The research project therefore investigates how these subsidiaries generate practice-relevant competencies on site. The focus is on initial training activities as a key interlink between the local labour market and the skill requirements of the companies. It also examines which evolutionary formations of actor arrangements can be found and how these activities can be explained.
The core question from the business education perspective is, whether and why the existing training system in Germany is accepted and used by foreign companies and if it is adapted to the “training culture” of the host country.

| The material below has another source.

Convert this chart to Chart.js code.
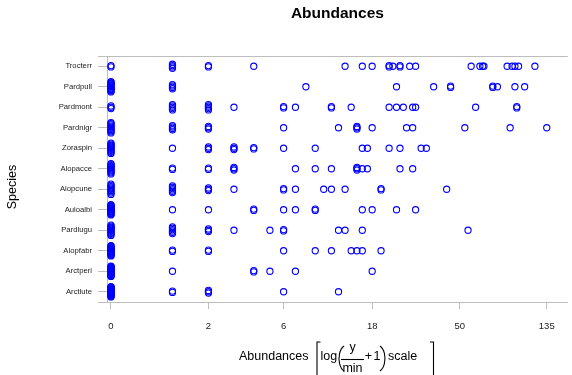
<!DOCTYPE html>
<html>
<head>
<meta charset="utf-8">
<script src="https://cdn.jsdelivr.net/npm/chart.js@4"></script>
<style>
  body { margin: 0; background: #fff; }
  #wrap { width: 572px; height: 375px; }
</style>
</head>
<body>
<div id="wrap"><canvas id="chart" width="572" height="375"></canvas></div>
<script>
// species, top to bottom
const species = ['Trocterr', 'Pardpull', 'Pardmont', 'Pardnigr', 'Zoraspin', 'Alopacce',
  'Alopcune', 'Auloalbi', 'Pardlugu', 'Alopfabr', 'Arctperi', 'Arctlute'];

// abundances at the 28 sites
const trocterr = [0, 0, 1, 1, 1, 1, 2, 2, 4, 13, 16, 18, 22, 22, 23, 25, 25, 28, 30, 57, 63, 65, 66, 86, 91, 94, 98, 118];
const pardpull = [0, 0, 0, 0, 0, 0, 0, 0, 0, 0, 0, 0, 0, 0, 1, 1, 1, 1, 8, 24, 37, 45, 45, 73, 73, 77, 94, 105];
const pardmont = [0, 0, 0, 1, 1, 1, 1, 1, 2, 2, 2, 2, 2, 3, 6, 6, 7, 11, 11, 14, 22, 24, 26, 29, 30, 60, 96, 96];
const pardnigr = [0, 0, 0, 0, 0, 0, 0, 0, 0, 0, 1, 1, 1, 1, 2, 2, 2, 6, 12, 15, 15, 15, 18, 27, 29, 53, 89, 135];
const zoraspin = [0, 0, 0, 0, 0, 0, 0, 0, 0, 0, 0, 1, 2, 2, 2, 3, 3, 3, 4, 4, 6, 9, 16, 17, 22, 25, 32, 34];
const alopacce = [0, 0, 0, 0, 0, 0, 0, 0, 0, 0, 0, 1, 1, 2, 2, 3, 3, 3, 7, 9, 11, 15, 15, 15, 16, 17, 25, 29];
const alopcune = [0, 0, 0, 0, 0, 0, 0, 0, 0, 1, 1, 1, 1, 1, 1, 2, 2, 2, 3, 6, 6, 7, 10, 11, 13, 20, 20, 43];
const auloalbi = [0, 0, 0, 0, 0, 0, 0, 0, 0, 0, 0, 0, 0, 0, 0, 0, 1, 2, 4, 4, 6, 7, 9, 9, 16, 18, 24, 30];
const pardlugu = [0, 0, 0, 0, 0, 0, 0, 0, 0, 0, 0, 1, 1, 1, 1, 1, 1, 2, 2, 2, 3, 5, 6, 6, 12, 13, 16, 55];
const alopfabr = [0, 0, 0, 0, 0, 0, 0, 0, 0, 0, 0, 0, 0, 0, 0, 0, 0, 1, 1, 2, 2, 6, 9, 11, 14, 15, 16, 20];
const arctperi = [0, 0, 0, 0, 0, 0, 0, 0, 0, 0, 0, 0, 0, 0, 0, 0, 0, 0, 0, 0, 0, 0, 1, 4, 4, 5, 7, 18];
const arctlute = [0, 0, 0, 0, 0, 0, 0, 0, 0, 0, 0, 0, 0, 0, 0, 0, 0, 0, 0, 0, 0, 1, 1, 2, 2, 2, 6, 12];

const abund = [trocterr, pardpull, pardmont, pardnigr, zoraspin, alopacce,
  alopcune, auloalbi, pardlugu, alopfabr, arctperi, arctlute];

// x tick labels (raw abundance), placed at log(y/min + 1)
const tickLabels = [0, 2, 6, 18, 50, 135];

const minPos = 1; // smallest non-zero abundance
const tr = v => Math.log(v / minPos + 1);

// spread repeated values a little up and down so they don't sit on top of each other
function stackPoints(vals, row) {
  const counts = {};
  vals.forEach(v => counts[v] = (counts[v] || 0) + 1);
  const seen = {};
  return vals.map(v => {
    const n = counts[v];
    const i = seen[v] = (seen[v] || 0) + 1;
    const spread = Math.min(0.5, 0.065 * (n - 1));
    const off = n > 1 ? -spread / 2 + spread * (i - 1) / (n - 1) : 0;
    return { x: tr(v), y: row + off };
  });
}

const points = [];
abund.forEach((vals, row) => points.push(...stackPoints(vals, row)));

const FONT = "'Liberation Sans', Arial, sans-serif";
const GRAY = '#bdbdbd';

const textPlugin = {
  id: 'texts',
  afterDraw(chart) {
    const ctx = chart.ctx;
    const area = chart.chartArea;
    ctx.save();
    ctx.fillStyle = '#000';
    ctx.strokeStyle = GRAY;
    ctx.lineWidth = 1;
    // top frame line and left extensions of the frame
    ctx.beginPath();
    ctx.moveTo(98, area.top + 0.5); ctx.lineTo(area.right, area.top + 0.5);
    ctx.moveTo(98, area.bottom + 0.5); ctx.lineTo(area.left, area.bottom + 0.5);
    ctx.stroke();

    // main title
    ctx.font = 'bold 15.5px ' + FONT;
    ctx.textAlign = 'center';
    ctx.textBaseline = 'middle';
    ctx.fillText('Abundances', (area.left + area.right) / 2, 14);

    // y title
    ctx.font = '12.5px ' + FONT;
    ctx.save();
    ctx.translate(13, 187);
    ctx.rotate(-Math.PI / 2);
    ctx.fillText('Species', 0, 0);
    ctx.restore();

    // x title: Abundances [ log( y/min + 1 ) scale ]
    const yb = 357;
    ctx.textAlign = 'left';
    ctx.fillText('Abundances', 239, yb);
    ctx.strokeStyle = '#000';
    ctx.lineWidth = 1.1;
    // left bracket
    ctx.beginPath();
    ctx.moveTo(320.5, 342); ctx.lineTo(317, 342); ctx.lineTo(317, 376);
    ctx.stroke();
    ctx.fillText('log', 320.5, yb);
    // parentheses
    ctx.beginPath();
    ctx.ellipse(347, 358.5, 8, 13.5, 0, Math.PI * 0.62, Math.PI * 1.38);
    ctx.stroke();
    ctx.beginPath();
    ctx.ellipse(377, 358.5, 8, 13.5, 0, -Math.PI * 0.38, Math.PI * 0.38);
    ctx.stroke();
    // fraction
    ctx.textAlign = 'center';
    ctx.fillText('y', 352.5, 348);
    ctx.fillText('min', 352.5, 368.5);
    ctx.beginPath();
    ctx.moveTo(341, 359.5); ctx.lineTo(364, 359.5);
    ctx.stroke();
    ctx.fillText('+', 368.5, yb);
    ctx.fillText('1', 377, yb);
    ctx.textAlign = 'left';
    ctx.fillText('scale', 388, yb);
    // right bracket
    ctx.beginPath();
    ctx.moveTo(430, 342); ctx.lineTo(433.5, 342); ctx.lineTo(433.5, 376);
    ctx.stroke();
    ctx.restore();
  }
};

new Chart(document.getElementById('chart'), {
  type: 'scatter',
  data: {
    datasets: [{
      data: points,
      pointStyle: 'circle',
      pointRadius: 3.1,
      pointHoverRadius: 3.1,
      borderColor: 'rgb(0,0,255)',
      backgroundColor: 'rgba(0,0,0,0)',
      borderWidth: 1.1
    }]
  },
  options: {
    responsive: false,
    animation: false,
    devicePixelRatio: 1,
    layout: { padding: { top: 56, right: 0, left: 0, bottom: 0 } },
    plugins: {
      legend: { display: false },
      tooltip: { enabled: false },
      title: { display: false }
    },
    scales: {
      x: {
        type: 'linear',
        min: -0.045,
        max: 5.15,
        afterBuildTicks: axis => { axis.ticks = tickLabels.map(v => ({ value: tr(v) })); },
        afterFit: axis => { axis.height = 73; },
        ticks: {
          callback: (v, i) => String(tickLabels[i]),
          font: { family: FONT, size: 9.5 },
          color: '#222',
          padding: 12,
          maxRotation: 0,
          autoSkip: false
        },
        grid: { drawOnChartArea: false, drawTicks: true, tickLength: 7, color: GRAY },
        border: { display: true, color: GRAY }
      },
      y: {
        type: 'linear',
        min: -0.5,
        max: 11.5,
        reverse: true,
        afterBuildTicks: axis => { axis.ticks = species.map((s, i) => ({ value: i })); },
        afterFit: axis => { axis.width = 107; },
        ticks: {
          callback: (v, i) => species[i],
          font: { family: FONT, size: 7.7 },
          color: '#222',
          padding: 6,
          autoSkip: false
        },
        grid: { drawOnChartArea: false, drawTicks: true, tickLength: 9, color: GRAY },
        border: { display: true, color: GRAY }
      }
    }
  },
  plugins: [textPlugin]
});
</script>
</body>
</html>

The project concretizes these research questions for "green field investments" from the USA, UK, France, Japan and China. The project will explore this research question for investors from the USA, the UK, France, Japan and China in Germany. In particular, the regions Hamburg, Frankfurt, Düsseldorf, Cologne, Stuttgart and Munich will be used as focus areas in the study. It looks at large, medium-sized as well as small multinational companies and branches from various industries. In addition, various regional actors in the context of provision and support of initial vocational and/or academic training are included in the analysis in order to ascertain the distinctive factors of establishing training structures in the foreign branches.